Providing Essential Support to the Economy

The Federal Reserve this week reiterated that it does not intend to change its current easy monetary policy until substantial further progress is made. Adding to reassurances, Chairman Powell also noted in his comments on Thursday the central bank would continue to support the economy at least until the economy recovers from the recession.

”It’s important to remember we’re not going back to the same economy,” Mr. Powell said. “This will be a different economy.” Jerome Powell also highlighted that there are now as many as 10 million workers less compared with pre-pandemic levels. He said the central bank remains committed to help the Americans for as long as it takes. “We will not forget those people and we’ll provide the economy the support that it needs until that job is done.” The help provided by the Federal Reserve refers to the bond purchases of $120bn a month and maintaining interest rates near zero.

During the virtual meeting on Thursday, Fed Chair Powell addressed inflation concerns that have been making the rounds recently. He did note that while the economy progresses, price pressures were expected to rise but not above levels that the Fed could not control.
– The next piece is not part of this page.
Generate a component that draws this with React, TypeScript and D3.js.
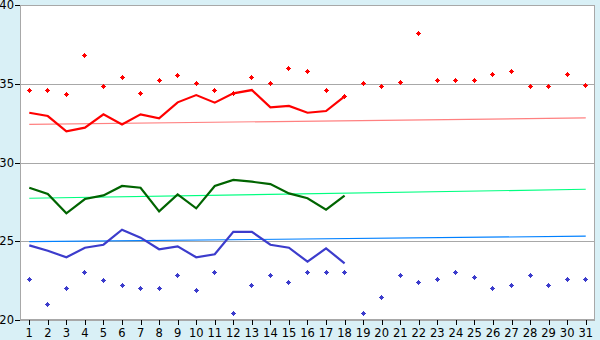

“We would be monitoring inflation expectations very carefully. If we see them moving persistently and materially above levels we’re comfortable with, then we’d react to that.” The Federal Reserve’s latest economic outlook does not include a rise in interest rate at least until 2023. Growth projections, however, were revised to the upside along with the employment rate. Inflation is expected to rise to 2.4% this year but then fall back at 2% in 2022.

“We got a taste of what faster progress will look like with the March employment report: close to a million jobs,” Mr. Powell said during the meeting. “We want to see a string of months like that so we can begin to show progress toward our goals.”

Equity futures on Friday are trading fairly muted with Nasdaq futures in the red. S&P future and Dow futures are modestly higher.